At this evening’s meeting of the Cobb County Board of Commissioners the commissioners will take up a proposal to use just over $20.6 million of the county’s American Rescue Plan Act (ARPA) funds to deal with the ongoing crisis in recruiting and retaining public safety personnel.
The issue is not unique to Cobb County, as police, fire and sheriff’s departments across the metro area and state are experiencing similar inability to maintain full staffing. Read more about this issue at the local level here, and at the state level in an AJC article published last year here.
The following is a list of staff shortages from the county’s website:
- Cobb Police (Current authorized positions = 634) 83 vacancies
- Cobb Fire (Current authorized positions = 752) 81 vacancies
- Cobb E911 (Current authorized positions = 150) 36 vacancies
- Sheriff’s Office (Current authorized sworn positions = 538) 60 vacancies
The agenda item for this evening’s BOC meeting reads as follows:
“To approve an appropriation of funds received pursuant to the American Rescue Plan
Act of 2021 (ARPA), in the amount of $20,642,172.11, from identified public safety and
contingency allocations to assist with recruitment and retention of certified/sworn
employees within Cobb County Public Safety and Sheriffs Office.”
In a news release on the County’s website the reason for the proposal is described as follows:
“With more than 250 vacancies across its public safety agencies, Cobb County’s Board of Commissioners will consider using American Rescue Plan Act (ARPA) funds to attract qualified employees and retain the ones they have.
“The plan would use more than $20 million of Cobb’s ARPA allocation to adjust salaries, implement recruitment and retention incentives, and raise the entry-level pay for the police and fire departments, E911, and the Sheriff’s Office.
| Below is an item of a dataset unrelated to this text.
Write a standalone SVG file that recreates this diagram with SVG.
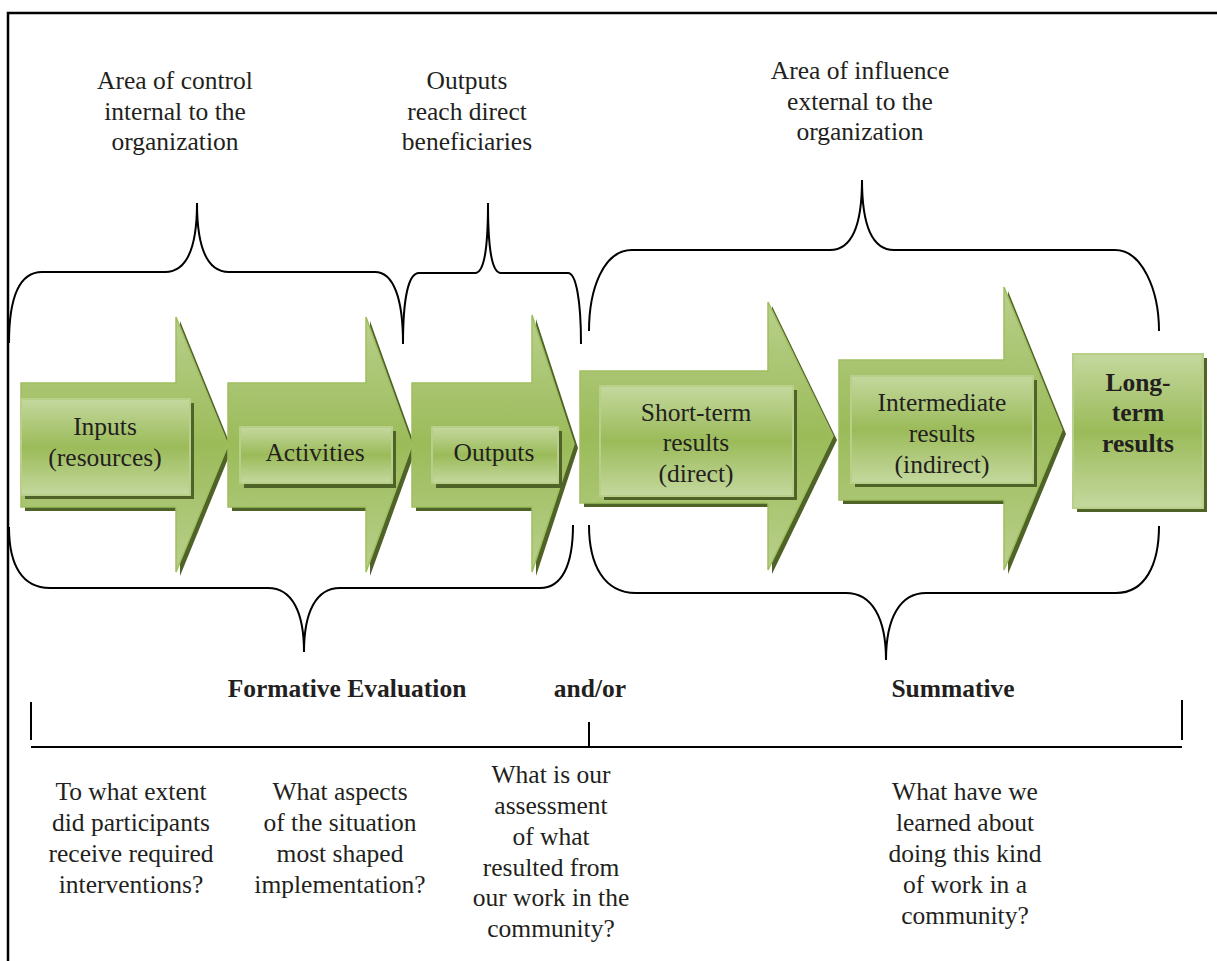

“The entry-level pay would increase from $46,000 to just over $50,000 for police, fire, and deputies. The entry-level pay for E911 dispatchers would go from $41,500 to just over $43,000.“
“Although the Board of Commissioners has supported our efforts to boost pay and attract quality candidates in the past year, it remains a difficult environment to find people who want to take on these challenging jobs,” said Cobb County Public Safety Director Randy Crider in the county’s news release. “We compete with public safety agencies nationwide for a smaller pool of candidates.”